## Material

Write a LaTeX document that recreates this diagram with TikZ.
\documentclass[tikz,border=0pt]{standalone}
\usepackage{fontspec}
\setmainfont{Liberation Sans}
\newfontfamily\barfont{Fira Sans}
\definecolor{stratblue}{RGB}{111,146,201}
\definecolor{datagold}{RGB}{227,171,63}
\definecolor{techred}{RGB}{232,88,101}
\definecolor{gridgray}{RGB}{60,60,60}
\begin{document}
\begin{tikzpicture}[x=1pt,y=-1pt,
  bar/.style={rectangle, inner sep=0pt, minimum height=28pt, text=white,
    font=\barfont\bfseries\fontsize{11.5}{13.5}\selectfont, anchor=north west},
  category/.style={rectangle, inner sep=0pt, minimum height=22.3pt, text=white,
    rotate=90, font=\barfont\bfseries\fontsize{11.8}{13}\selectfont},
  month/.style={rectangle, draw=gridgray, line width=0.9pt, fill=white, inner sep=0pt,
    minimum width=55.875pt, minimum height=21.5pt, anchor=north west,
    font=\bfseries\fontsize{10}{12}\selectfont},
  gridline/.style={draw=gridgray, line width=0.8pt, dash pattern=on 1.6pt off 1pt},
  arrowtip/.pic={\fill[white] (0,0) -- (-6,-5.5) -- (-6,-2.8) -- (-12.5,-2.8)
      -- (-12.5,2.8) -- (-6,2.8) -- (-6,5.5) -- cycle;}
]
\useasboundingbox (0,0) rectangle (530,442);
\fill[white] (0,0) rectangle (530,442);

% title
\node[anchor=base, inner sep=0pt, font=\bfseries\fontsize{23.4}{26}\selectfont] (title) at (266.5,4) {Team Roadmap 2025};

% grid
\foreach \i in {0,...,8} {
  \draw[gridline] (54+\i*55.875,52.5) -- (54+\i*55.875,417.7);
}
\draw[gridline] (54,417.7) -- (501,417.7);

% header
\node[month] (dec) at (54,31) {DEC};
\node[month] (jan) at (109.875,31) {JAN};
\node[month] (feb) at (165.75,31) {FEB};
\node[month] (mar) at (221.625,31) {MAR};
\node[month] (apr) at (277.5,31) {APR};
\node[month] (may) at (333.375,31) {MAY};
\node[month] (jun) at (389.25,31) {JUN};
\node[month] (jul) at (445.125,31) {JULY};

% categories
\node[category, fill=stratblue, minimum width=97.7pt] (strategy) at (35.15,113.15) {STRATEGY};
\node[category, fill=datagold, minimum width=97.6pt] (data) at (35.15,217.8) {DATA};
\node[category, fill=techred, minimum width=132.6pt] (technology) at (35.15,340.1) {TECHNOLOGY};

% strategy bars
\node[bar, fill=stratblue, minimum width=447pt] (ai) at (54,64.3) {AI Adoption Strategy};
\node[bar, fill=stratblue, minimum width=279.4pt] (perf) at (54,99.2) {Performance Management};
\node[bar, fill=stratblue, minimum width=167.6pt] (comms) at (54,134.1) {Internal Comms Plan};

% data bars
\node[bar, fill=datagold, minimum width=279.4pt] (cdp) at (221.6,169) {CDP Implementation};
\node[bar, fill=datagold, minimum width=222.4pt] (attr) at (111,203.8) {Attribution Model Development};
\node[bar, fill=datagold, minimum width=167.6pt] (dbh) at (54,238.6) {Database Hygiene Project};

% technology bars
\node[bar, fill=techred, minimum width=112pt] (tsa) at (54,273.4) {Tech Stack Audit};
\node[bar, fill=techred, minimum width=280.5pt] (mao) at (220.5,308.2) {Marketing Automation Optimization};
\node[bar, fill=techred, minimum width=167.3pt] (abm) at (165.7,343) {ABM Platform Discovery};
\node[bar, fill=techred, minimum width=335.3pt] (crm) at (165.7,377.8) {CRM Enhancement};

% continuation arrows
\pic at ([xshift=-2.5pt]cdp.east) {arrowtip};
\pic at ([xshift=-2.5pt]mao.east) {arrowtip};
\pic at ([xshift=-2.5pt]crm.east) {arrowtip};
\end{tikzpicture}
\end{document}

## What you are asked to do
Please quote the data above in full, with no line missing.

## Task result
Write a LaTeX document that recreates this diagram with TikZ.
\documentclass[tikz,border=0pt]{standalone}
\usepackage{fontspec}
\setmainfont{Liberation Sans}
\newfontfamily\barfont{Fira Sans}
\definecolor{stratblue}{RGB}{111,146,201}
\definecolor{datagold}{RGB}{227,171,63}
\definecolor{techred}{RGB}{232,88,101}
\definecolor{gridgray}{RGB}{60,60,60}
\begin{document}
\begin{tikzpicture}[x=1pt,y=-1pt,
  bar/.style={rectangle, inner sep=0pt, minimum height=28pt, text=white,
    font=\barfont\bfseries\fontsize{11.5}{13.5}\selectfont, anchor=north west},
  category/.style={rectangle, inner sep=0pt, minimum height=22.3pt, text=white,
    rotate=90, font=\barfont\bfseries\fontsize{11.8}{13}\selectfont},
  month/.style={rectangle, draw=gridgray, line width=0.9pt, fill=white, inner sep=0pt,
    minimum width=55.875pt, minimum height=21.5pt, anchor=north west,
    font=\bfseries\fontsize{10}{12}\selectfont},
  gridline/.style={draw=gridgray, line width=0.8pt, dash pattern=on 1.6pt off 1pt},
  arrowtip/.pic={\fill[white] (0,0) -- (-6,-5.5) -- (-6,-2.8) -- (-12.5,-2.8)
      -- (-12.5,2.8) -- (-6,2.8) -- (-6,5.5) -- cycle;}
]
\useasboundingbox (0,0) rectangle (530,442);
\fill[white] (0,0) rectangle (530,442);

% title
\node[anchor=base, inner sep=0pt, font=\bfseries\fontsize{23.4}{26}\selectfont] (title) at (266.5,4) {Team Roadmap 2025};

% grid
\foreach \i in {0,...,8} {
  \draw[gridline] (54+\i*55.875,52.5) -- (54+\i*55.875,417.7);
}
\draw[gridline] (54,417.7) -- (501,417.7);

% header
\node[month] (dec) at (54,31) {DEC};
\node[month] (jan) at (109.875,31) {JAN};
\node[month] (feb) at (165.75,31) {FEB};
\node[month] (mar) at (221.625,31) {MAR};
\node[month] (apr) at (277.5,31) {APR};
\node[month] (may) at (333.375,31) {MAY};
\node[month] (jun) at (389.25,31) {JUN};
\node[month] (jul) at (445.125,31) {JULY};

% categories
\node[category, fill=stratblue, minimum width=97.7pt] (strategy) at (35.15,113.15) {STRATEGY};
\node[category, fill=datagold, minimum width=97.6pt] (data) at (35.15,217.8) {DATA};
\node[category, fill=techred, minimum width=132.6pt] (technology) at (35.15,340.1) {TECHNOLOGY};

% strategy bars
\node[bar, fill=stratblue, minimum width=447pt] (ai) at (54,64.3) {AI Adoption Strategy};
\node[bar, fill=stratblue, minimum width=279.4pt] (perf) at (54,99.2) {Performance Management};
\node[bar, fill=stratblue, minimum width=167.6pt] (comms) at (54,134.1) {Internal Comms Plan};

% data bars
\node[bar, fill=datagold, minimum width=279.4pt] (cdp) at (221.6,169) {CDP Implementation};
\node[bar, fill=datagold, minimum width=222.4pt] (attr) at (111,203.8) {Attribution Model Development};
\node[bar, fill=datagold, minimum width=167.6pt] (dbh) at (54,238.6) {Database Hygiene Project};

% technology bars
\node[bar, fill=techred, minimum width=112pt] (tsa) at (54,273.4) {Tech Stack Audit};
\node[bar, fill=techred, minimum width=280.5pt] (mao) at (220.5,308.2) {Marketing Automation Optimization};
\node[bar, fill=techred, minimum width=167.3pt] (abm) at (165.7,343) {ABM Platform Discovery};
\node[bar, fill=techred, minimum width=335.3pt] (crm) at (165.7,377.8) {CRM Enhancement};

% continuation arrows
\pic at ([xshift=-2.5pt]cdp.east) {arrowtip};
\pic at ([xshift=-2.5pt]mao.east) {arrowtip};
\pic at ([xshift=-2.5pt]crm.east) {arrowtip};
\end{tikzpicture}
\end{document}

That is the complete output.